Information shown
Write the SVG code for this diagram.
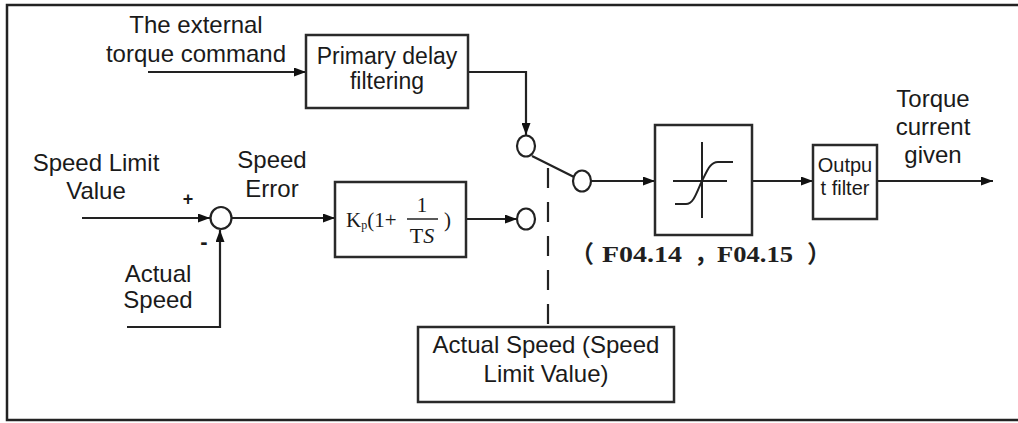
<svg xmlns="http://www.w3.org/2000/svg" width="1018" height="423" viewBox="0 0 1018 423">
<style>
.t{font-family:"Liberation Sans",Arial,sans-serif;font-size:24px;fill:#1a1a1a;text-anchor:middle}
.sm{font-size:20px}
.box{fill:#fff;stroke:#2a2a2a;stroke-width:2.5}
.ln{fill:none;stroke:#222;stroke-width:2.2}
.c{fill:#fff;stroke:#222;stroke-width:2.2}
.f{font-family:"Liberation Serif","Times New Roman",serif;font-size:21px;fill:#1a1a1a}
.fb{font-family:"Liberation Serif","Noto Sans CJK SC",serif;font-size:24px;font-weight:bold;fill:#1f1f1f}
</style>
<defs>
<marker id="ah" viewBox="0 0 12 9" refX="12" refY="4.5" markerWidth="12" markerHeight="9" markerUnits="userSpaceOnUse" orient="auto">
<path d="M0,0 L12,4.5 L0,9 z" fill="#111"/>
</marker>
</defs>
<rect x="0" y="0" width="1018" height="423" fill="#fff"/>
<rect x="7" y="5" width="1030" height="415" fill="none" stroke="#222" stroke-width="2.5"/>

<g id="connectors">
<path class="ln" d="M148,72 H306" marker-end="url(#ah)"/>
<path class="ln" d="M468,72 H526 V135" marker-end="url(#ah)"/>
<path class="ln" d="M82,218 H210" marker-end="url(#ah)"/>
<path class="ln" d="M127,327 H220 V230" marker-end="url(#ah)"/>
<path class="ln" d="M232,218 H335" marker-end="url(#ah)"/>
<path class="ln" d="M466,219 H517" marker-end="url(#ah)"/>
<path class="ln" d="M532,156 L574,177"/>
<path class="ln" d="M591,181 H655" marker-end="url(#ah)"/>
<path class="ln" d="M752,181 H813" marker-end="url(#ah)"/>
<path class="ln" d="M877,181 H993" marker-end="url(#ah)"/>
<path class="ln" d="M548,168 V327" stroke-dasharray="20 14"/>
</g>

<g id="ext-label">
<text class="t" x="196" y="33">The external</text>
<text class="t" x="196" y="62">torque command</text>
</g>

<g id="primary-filter">
<rect class="box" x="306" y="35" width="162" height="73"/>
<text class="t" x="387" y="64" style="font-size:23px">Primary delay</text>
<text class="t" x="387" y="89" style="font-size:23px">filtering</text>
</g>

<g id="speed-limit-label">
<text class="t" x="96" y="171">Speed Limit</text>
<text class="t" x="96" y="199">Value</text>
</g>

<g id="speed-error-label">
<text class="t" x="272" y="168">Speed</text>
<text class="t" x="272" y="197">Error</text>
</g>

<g id="actual-speed-label">
<text class="t" x="158" y="282">Actual</text>
<text class="t" x="158" y="308">Speed</text>
</g>

<g id="sum">
<ellipse class="c" cx="221" cy="218" rx="10.5" ry="11"/>
<text class="t" x="188" y="205" style="font-size:18px;font-weight:bold">+</text>
<text class="t" x="204" y="249" style="font-size:22px;font-weight:bold">-</text>
</g>

<g id="pi">
<rect class="box" x="335" y="182" width="131" height="75"/>
<text class="f" x="346" y="227">K<tspan font-size="12" dy="2">p</tspan><tspan dy="-2">(1+</tspan></text>
<text class="f" x="422" y="212" text-anchor="middle">1</text>
<line x1="407" y1="219" x2="438" y2="219" stroke="#222" stroke-width="1.5"/>
<text class="f" x="422" y="243" text-anchor="middle" style="font-size:22px">T<tspan font-style="italic">S</tspan></text>
<text class="f" x="444" y="227">)</text>
</g>

<g id="switch">
<ellipse class="c" cx="526" cy="146" rx="9" ry="10.5"/>
<ellipse class="c" cx="526" cy="219" rx="9" ry="10.5"/>
<ellipse class="c" cx="582" cy="181" rx="9" ry="10.5"/>
</g>

<g id="limiter">
<rect class="box" x="655" y="125" width="97" height="110"/>
<line x1="702" y1="142" x2="702" y2="218" stroke="#222" stroke-width="2"/>
<line x1="673" y1="181" x2="727" y2="181" stroke="#222" stroke-width="2"/>
<path d="M675,204 L686,204 C694,204 697,191 702,181 C707,171 710,162 718,162 L733,162" fill="none" stroke="#222" stroke-width="2"/>
</g>

<g id="limit-params">
<text class="fb" x="570" y="262">（</text>
<text class="fb" x="602" y="262" textLength="80" lengthAdjust="spacingAndGlyphs">F04.14</text>
<text class="fb" x="694" y="262">，</text>
<text class="fb" x="717" y="262" textLength="76" lengthAdjust="spacingAndGlyphs">F04.15</text>
<text class="fb" x="807" y="262">）</text>
</g>

<g id="output-filter">
<rect class="box" x="813" y="145" width="64" height="74"/>
<text class="t sm" x="845" y="172">Outpu</text>
<text class="t sm" x="845" y="195">t filter</text>
</g>

<g id="output-label">
<text class="t" x="933" y="107">Torque</text>
<text class="t" x="933" y="135">current</text>
<text class="t" x="933" y="163">given</text>
</g>

<g id="speed-source">
<rect class="box" x="418" y="327" width="256" height="75"/>
<text class="t" x="546" y="353">Actual Speed (Speed</text>
<text class="t" x="546" y="382">Limit Value)</text>
</g>
</svg>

Exercise aim
Copy the listing in full and without alteration, omitting every picture.

Problem solution
Write the SVG code for this diagram.
<svg xmlns="http://www.w3.org/2000/svg" width="1018" height="423" viewBox="0 0 1018 423">
<style>
.t{font-family:"Liberation Sans",Arial,sans-serif;font-size:24px;fill:#1a1a1a;text-anchor:middle}
.sm{font-size:20px}
.box{fill:#fff;stroke:#2a2a2a;stroke-width:2.5}
.ln{fill:none;stroke:#222;stroke-width:2.2}
.c{fill:#fff;stroke:#222;stroke-width:2.2}
.f{font-family:"Liberation Serif","Times New Roman",serif;font-size:21px;fill:#1a1a1a}
.fb{font-family:"Liberation Serif","Noto Sans CJK SC",serif;font-size:24px;font-weight:bold;fill:#1f1f1f}
</style>
<defs>
<marker id="ah" viewBox="0 0 12 9" refX="12" refY="4.5" markerWidth="12" markerHeight="9" markerUnits="userSpaceOnUse" orient="auto">
<path d="M0,0 L12,4.5 L0,9 z" fill="#111"/>
</marker>
</defs>
<rect x="0" y="0" width="1018" height="423" fill="#fff"/>
<rect x="7" y="5" width="1030" height="415" fill="none" stroke="#222" stroke-width="2.5"/>

<g id="connectors">
<path class="ln" d="M148,72 H306" marker-end="url(#ah)"/>
<path class="ln" d="M468,72 H526 V135" marker-end="url(#ah)"/>
<path class="ln" d="M82,218 H210" marker-end="url(#ah)"/>
<path class="ln" d="M127,327 H220 V230" marker-end="url(#ah)"/>
<path class="ln" d="M232,218 H335" marker-end="url(#ah)"/>
<path class="ln" d="M466,219 H517" marker-end="url(#ah)"/>
<path class="ln" d="M532,156 L574,177"/>
<path class="ln" d="M591,181 H655" marker-end="url(#ah)"/>
<path class="ln" d="M752,181 H813" marker-end="url(#ah)"/>
<path class="ln" d="M877,181 H993" marker-end="url(#ah)"/>
<path class="ln" d="M548,168 V327" stroke-dasharray="20 14"/>
</g>

<g id="ext-label">
<text class="t" x="196" y="33">The external</text>
<text class="t" x="196" y="62">torque command</text>
</g>

<g id="primary-filter">
<rect class="box" x="306" y="35" width="162" height="73"/>
<text class="t" x="387" y="64" style="font-size:23px">Primary delay</text>
<text class="t" x="387" y="89" style="font-size:23px">filtering</text>
</g>

<g id="speed-limit-label">
<text class="t" x="96" y="171">Speed Limit</text>
<text class="t" x="96" y="199">Value</text>
</g>

<g id="speed-error-label">
<text class="t" x="272" y="168">Speed</text>
<text class="t" x="272" y="197">Error</text>
</g>

<g id="actual-speed-label">
<text class="t" x="158" y="282">Actual</text>
<text class="t" x="158" y="308">Speed</text>
</g>

<g id="sum">
<ellipse class="c" cx="221" cy="218" rx="10.5" ry="11"/>
<text class="t" x="188" y="205" style="font-size:18px;font-weight:bold">+</text>
<text class="t" x="204" y="249" style="font-size:22px;font-weight:bold">-</text>
</g>

<g id="pi">
<rect class="box" x="335" y="182" width="131" height="75"/>
<text class="f" x="346" y="227">K<tspan font-size="12" dy="2">p</tspan><tspan dy="-2">(1+</tspan></text>
<text class="f" x="422" y="212" text-anchor="middle">1</text>
<line x1="407" y1="219" x2="438" y2="219" stroke="#222" stroke-width="1.5"/>
<text class="f" x="422" y="243" text-anchor="middle" style="font-size:22px">T<tspan font-style="italic">S</tspan></text>
<text class="f" x="444" y="227">)</text>
</g>

<g id="switch">
<ellipse class="c" cx="526" cy="146" rx="9" ry="10.5"/>
<ellipse class="c" cx="526" cy="219" rx="9" ry="10.5"/>
<ellipse class="c" cx="582" cy="181" rx="9" ry="10.5"/>
</g>

<g id="limiter">
<rect class="box" x="655" y="125" width="97" height="110"/>
<line x1="702" y1="142" x2="702" y2="218" stroke="#222" stroke-width="2"/>
<line x1="673" y1="181" x2="727" y2="181" stroke="#222" stroke-width="2"/>
<path d="M675,204 L686,204 C694,204 697,191 702,181 C707,171 710,162 718,162 L733,162" fill="none" stroke="#222" stroke-width="2"/>
</g>

<g id="limit-params">
<text class="fb" x="570" y="262">（</text>
<text class="fb" x="602" y="262" textLength="80" lengthAdjust="spacingAndGlyphs">F04.14</text>
<text class="fb" x="694" y="262">，</text>
<text class="fb" x="717" y="262" textLength="76" lengthAdjust="spacingAndGlyphs">F04.15</text>
<text class="fb" x="807" y="262">）</text>
</g>

<g id="output-filter">
<rect class="box" x="813" y="145" width="64" height="74"/>
<text class="t sm" x="845" y="172">Outpu</text>
<text class="t sm" x="845" y="195">t filter</text>
</g>

<g id="output-label">
<text class="t" x="933" y="107">Torque</text>
<text class="t" x="933" y="135">current</text>
<text class="t" x="933" y="163">given</text>
</g>

<g id="speed-source">
<rect class="box" x="418" y="327" width="256" height="75"/>
<text class="t" x="546" y="353">Actual Speed (Speed</text>
<text class="t" x="546" y="382">Limit Value)</text>
</g>
</svg>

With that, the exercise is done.